### Direction
Everything from the line that contains "Write the pgfplots code for this chart." through the final line of the records below should be quoted exactly, except the pictures.

### Task data
■ ■ ■
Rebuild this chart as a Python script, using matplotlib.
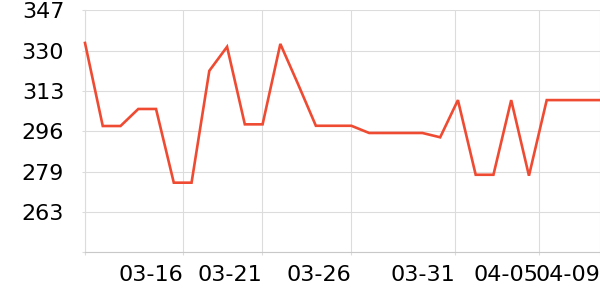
import matplotlib
matplotlib.use("Agg")
import matplotlib.pyplot as plt

# daily values 03-11 .. 04-09
dates = ["03-11", "03-12", "03-13", "03-14", "03-15", "03-16", "03-17", "03-18",
         "03-19", "03-20", "03-21", "03-22", "03-23", "03-24", "03-25", "03-26",
         "03-27", "03-28", "03-29", "03-30", "03-31", "04-01", "04-02", "04-03",
         "04-04", "04-05", "04-06", "04-07", "04-08", "04-09"]
values = [333.4, 298.8, 298.8, 305.9, 305.9, 275.2, 275.2, 321.8,
          331.8, 299.5, 299.5, 333.0, 316.2, 298.9, 298.9, 298.9,
          295.9, 295.9, 295.9, 295.9, 294.1, 309.6, 278.5, 278.5,
          309.6, 278.1, 309.6, 309.6, 309.6, 309.6]

y_ticks = [246.2, 263.0, 279.8, 296.6, 313.4, 330.2, 347.0]
y_labels = ["", "263", "279", "296", "313", "330", "347"]

x_tick_labels = ["", "03-16", "03-21", "03-26", "03-31", "04-05", "04-09"]
x_tick_pos = [0, 5.52, 9.97, 15.0, 20.86, 25.54, 29]

line_color = "#ef4b33"
grid_color = "#dcdcdc"

fig = plt.figure(figsize=(6, 3), dpi=100)
ax = fig.add_axes([85 / 600, 1 - 252.3 / 300, 515 / 600, 242 / 300])

x = list(range(len(values)))
ax.plot(x, values, color=line_color, linewidth=1.9, solid_joinstyle="miter", clip_on=False, zorder=3)

ax.set_xlim(0, len(values) - 1)
ax.set_ylim(y_ticks[0], y_ticks[-1])

ax.set_yticks(y_ticks)
ax.set_yticklabels(y_labels, fontsize=16)
ax.set_xticks(x_tick_pos)
ax.set_xticklabels(x_tick_labels, fontsize=16, ha="right")

ax.grid(True, color=grid_color, linewidth=0.8)
ax.set_axisbelow(True)

for side in ["top", "right"]:
    ax.spines[side].set_visible(False)
ax.spines["left"].set_color(grid_color)
ax.spines["left"].set_linewidth(0.8)
ax.spines["bottom"].set_color("#c8c8c8")
ax.spines["bottom"].set_linewidth(0.8)

ax.tick_params(axis="y", length=2, color=grid_color, pad=13)
ax.tick_params(axis="x", length=2, color=grid_color, pad=7)

fig.savefig("out.png", dpi=100)
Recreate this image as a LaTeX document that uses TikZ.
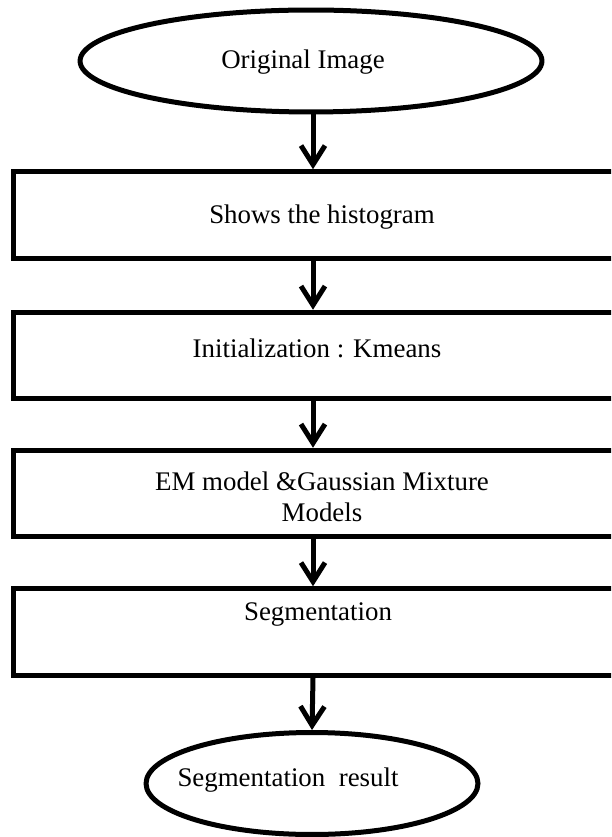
\documentclass[tikz,border=0pt]{standalone}
\usepackage{fontspec}
\setmainfont{Liberation Serif}
\usetikzlibrary{shapes.geometric,arrows.meta}

\begin{document}
\begin{tikzpicture}[x=0.02cm,y=-0.02cm,line width=0.1cm,
        oval/.style={draw,ellipse,minimum width=#1,minimum height=2.04cm,inner sep=0pt},
        stage/.style={draw,rectangle,minimum width=12.36cm,minimum height=1.73cm,inner sep=0pt},
        txt/.style={font=\fontsize{15.3}{17.6}\selectfont,align=center,inner sep=0pt},
        flow/.style={-{Straight Barb[length=3.8mm,width=4.8mm]}}]
                    \clip (0,0) rectangle (611,837);

                    % shapes
                    \node[oval=9.24cm] (orig) at (311,61) {};
                    \node[stage] (hist) at (322,215) {};
                    \node[stage] (init) at (322,355.5) {};
                    \node[stage] (em) at (322,493.5) {};
                    \node[stage] (seg) at (322,632) {};
                    \node[oval=6.64cm] (res) at (312,783.5) {};

                    % texts
                    \node[txt] (orig-t) at (303,62) {Original Image};
                    \node[txt] (hist-t) at (322,217) {Shows the histogram};
                    \node[txt] (init-t) at (317,348) {Initialization : Kmeans};
                    \node[txt] (em-t) at (322,497) {EM model \&Gaussian Mixture\\Models};
                    \node[txt] (seg-t) at (318,614) {Segmentation};
                    \node[txt] (res-t) at (288,780) {Segmentation\ \ result};

                    % arrows
                    \coordinate (spine) at (313,0);
                    \draw[flow] (spine |- orig.south) -- (spine |- hist.north);
                    \draw[flow] (spine |- hist.south) -- (spine |- init.north);
                    \draw[flow] (spine |- init.south) -- (spine |- em.north);
                    \draw[flow] (spine |- em.south) -- (spine |- seg.north);
                    \draw[flow] (spine |- seg.south) -- (res.north);
                \end{tikzpicture}
\end{document}
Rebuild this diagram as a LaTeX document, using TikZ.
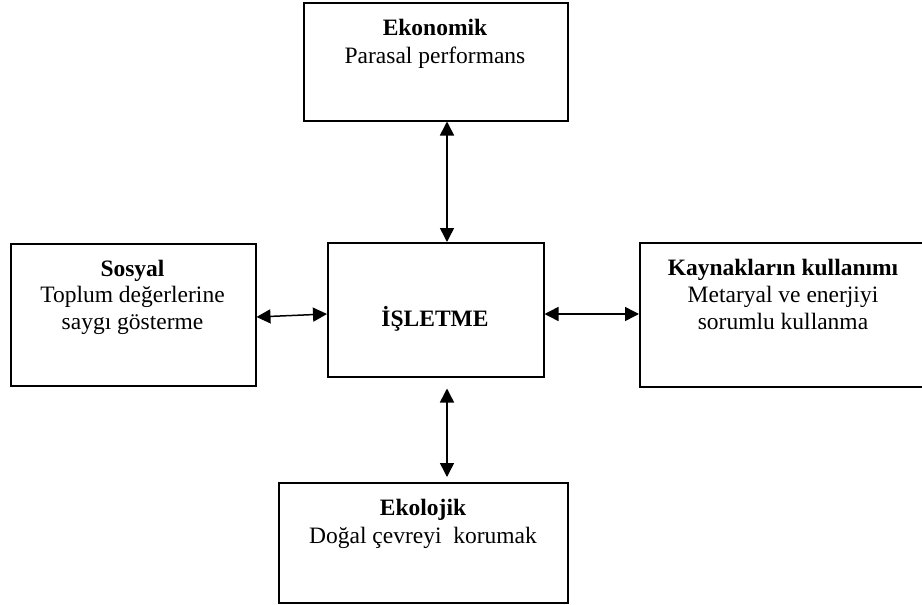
\documentclass[tikz,border=0pt]{standalone}
\usepackage{fontspec}
\setmainfont{Liberation Serif}
\usetikzlibrary{arrows.meta,calc}
\tikzset{
  box/.style={draw=black,line width=1.5pt,minimum width=#1,inner sep=0pt,anchor=north west},
  txt/.style={anchor=base,inner sep=0pt,align=center,font=\fontsize{23.5}{27}\selectfont},
  link/.style={line width=1.5pt,{Triangle[length=14pt,width=14pt]}-{Triangle[length=14pt,width=14pt]}}
}
\begin{document}
\begin{tikzpicture}[x=1pt,y=-1pt]
\useasboundingbox (0,0) rectangle (922,605);
% boxes
\node[box=264pt,minimum height=118pt] (top) at (303,2) {};
\node[box=245pt,minimum height=142pt] (left) at (10,243) {};
\node[box=216pt,minimum height=134pt] (center) at (327,242) {};
\node[box=288pt,minimum height=144pt] (right) at (639,242) {};
\node[box=289pt,minimum height=120pt] (bottom) at (278,482) {};
% texts (multi-line nodes are placed by the baseline of their last line)
\node[txt] (toph) at (435,35) {\textbf{Ekonomik}};
\node[txt] (topt) at (435,63) {Parasal performans};
\node[txt] (lefth) at (132.5,276) {\textbf{Sosyal}};
\node[txt] (leftt) at (132.5,329) {Toplum değerlerine\\saygı gösterme};
\node[txt] (centert) at (435,326) {\textbf{İŞLETME}};
\node[txt] (righth) at (783,275) {\textbf{Kaynakların kullanımı}};
\node[txt] (rightt) at (783,329) {Metaryal ve enerjiyi\\sorumlu kullanma};
\node[txt] (bottomh) at (423,515) {\textbf{Ekolojik}};
\node[txt] (bottomt) at (423,543) {Doğal çevreyi\ \ korumak};
% arrow anchor coordinates
\coordinate (vx) at (447,0);
\coordinate (ly1) at (0,317);
\coordinate (ly2) at (0,314);
% connectors
\draw[link] (top.south -| vx) -- (center.north -| vx);
\draw[link,shorten <=11pt,shorten >=5pt] (center.south -| vx) -- (bottom.north -| vx);
\draw[link] (left.east |- ly1) -- (center.west |- ly2);
\draw[link] (center.east |- ly2) -- (right.west |- ly2);
\end{tikzpicture}
\end{document}
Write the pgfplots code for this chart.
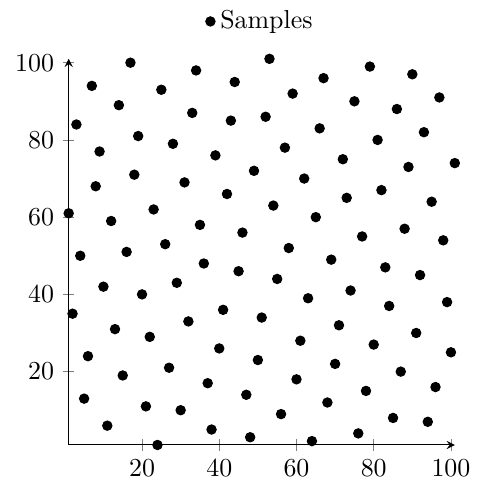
\documentclass[border=0pt]{standalone}
\usepackage{pgfplots}
\pgfplotsset{compat=1.18}
\begin{document}
\begin{tikzpicture}
\begin{axis}[
    axis lines=left,
    scale only axis,
    width=149pt, height=149pt,
    xmin=1, xmax=101, ymin=1, ymax=101,
    xtick={20,40,60,80,100},
    ytick={20,40,60,80,100},
    legend style={at={(0.5,1.04)}, anchor=south, draw=none},
    ]
\addplot[only marks, mark=*, mark size=1.8pt, black] coordinates {
(1,61) (2,35) (3,84) (4,50) (5,13) (6,24) (7,94) (8,68) (9,77) (10,42)
(11,6) (12,59) (13,31) (14,89) (15,19) (16,51) (17,100) (18,71) (19,81) (20,40)
(21,11) (22,29) (23,62) (24,1) (25,93) (26,53) (27,21) (28,79) (29,43) (30,10)
(31,69) (32,33) (33,87) (34,98) (35,58) (36,48) (37,17) (38,5) (39,76) (40,26)
(41,36) (42,66) (43,85) (44,95) (45,46) (46,56) (47,14) (48,3) (49,72) (50,23)
(51,34) (52,86) (53,101) (54,63) (55,44) (56,9) (57,78) (58,52) (59,92) (60,18)
(61,28) (62,70) (63,39) (64,2) (65,60) (66,83) (67,96) (68,12) (69,49) (70,22)
(71,32) (72,75) (73,65) (74,41) (75,90) (76,4) (77,55) (78,15) (79,99) (80,27)
(81,80) (82,67) (83,47) (84,37) (85,8) (86,88) (87,20) (88,57) (89,73) (90,97)
(91,30) (92,45) (93,82) (94,7) (95,64) (96,16) (97,91) (98,54) (99,38) (100,25)
(101,74)
};
\legend{Samples}
\end{axis}
\path ([xshift=-2.5pt]current bounding box.west) ([xshift=2pt]current bounding box.east);
\end{tikzpicture}
\end{document}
■ ■ ■
### Correct result
Write the pgfplots code for this chart.
\documentclass[border=0pt]{standalone}
\usepackage{pgfplots}
\pgfplotsset{compat=1.18}
\begin{document}
\begin{tikzpicture}
\begin{axis}[
    axis lines=left,
    scale only axis,
    width=149pt, height=149pt,
    xmin=1, xmax=101, ymin=1, ymax=101,
    xtick={20,40,60,80,100},
    ytick={20,40,60,80,100},
    legend style={at={(0.5,1.04)}, anchor=south, draw=none},
    ]
\addplot[only marks, mark=*, mark size=1.8pt, black] coordinates {
(1,61) (2,35) (3,84) (4,50) (5,13) (6,24) (7,94) (8,68) (9,77) (10,42)
(11,6) (12,59) (13,31) (14,89) (15,19) (16,51) (17,100) (18,71) (19,81) (20,40)
(21,11) (22,29) (23,62) (24,1) (25,93) (26,53) (27,21) (28,79) (29,43) (30,10)
(31,69) (32,33) (33,87) (34,98) (35,58) (36,48) (37,17) (38,5) (39,76) (40,26)
(41,36) (42,66) (43,85) (44,95) (45,46) (46,56) (47,14) (48,3) (49,72) (50,23)
(51,34) (52,86) (53,101) (54,63) (55,44) (56,9) (57,78) (58,52) (59,92) (60,18)
(61,28) (62,70) (63,39) (64,2) (65,60) (66,83) (67,96) (68,12) (69,49) (70,22)
(71,32) (72,75) (73,65) (74,41) (75,90) (76,4) (77,55) (78,15) (79,99) (80,27)
(81,80) (82,67) (83,47) (84,37) (85,8) (86,88) (87,20) (88,57) (89,73) (90,97)
(91,30) (92,45) (93,82) (94,7) (95,64) (96,16) (97,91) (98,54) (99,38) (100,25)
(101,74)
};
\legend{Samples}
\end{axis}
\path ([xshift=-2.5pt]current bounding box.west) ([xshift=2pt]current bounding box.east);
\end{tikzpicture}
\end{document}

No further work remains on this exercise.